With regard to the Real Property Register and Cadastre, the Centre of Registers performs the following main activities: register real property, real rights thereto, and legal facts; provide the Real Property Register data and cartographic data (geo-data); design, implement, develop and administer information systems of the Real Property Register and central databank thereof; establish the structure of the Real Property Register, the procedure for formation and recording of entries; establish the structure of cadastral data of the Real Property Register and the map content; perform cadastral surveys of real properties; organise and conduct real property market research; organise and perform valuation of real property (including valuation for taxation and other public needs), prepare data for taxation of real property; compile and publish maps of the Real Property Cadastre and the real property valuation maps and other functions.

9. What are the key values/principles underpinning registration of title in your system?

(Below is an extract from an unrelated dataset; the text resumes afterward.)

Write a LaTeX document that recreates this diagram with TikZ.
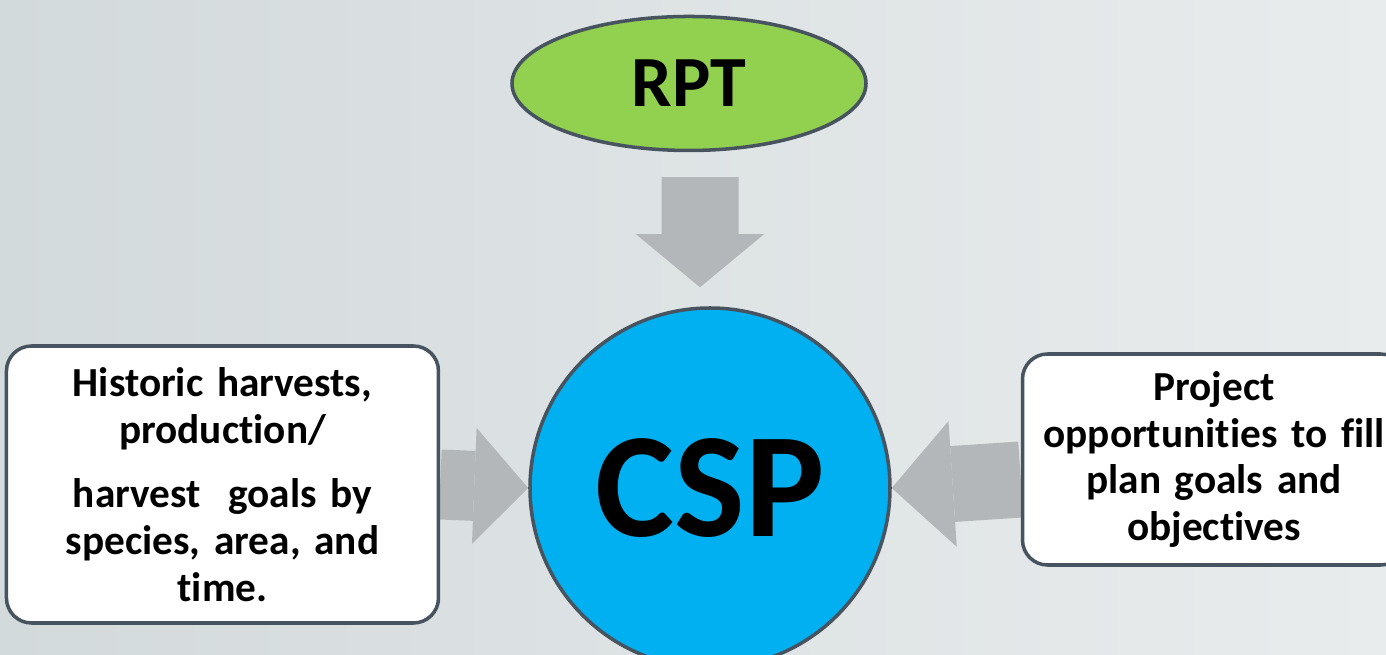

Lithuania has developed an integrated multi-purpose real property cadastre and register system, which is:

  • Unified: property objects (land and structures) and rights, including value information, are in single organisation and single system; state-owned and private properties are treated on equal basis;
  • Centralised: the central databank covers the whole country; only data in the central data bank have legal status;
  • Digital: cadastre and legal data (graphical and descriptive) cover the whole country; only digital data have legal force; services for customers are available on-line (e-services implemented); e-conveyance has been implemented;
  • Multi-purpose: property guarantee, taxation, valuation and market service;
  • Self-financed: full cost recovery from fees paid by the clients;
  • Public: data in the central databank of the Real Property Register are public with the exception of cases specified by laws.

10. What registration system of property do you have in your country (title/deed)?

We have a mixed-type registration system of property in Lithuania: title and deed.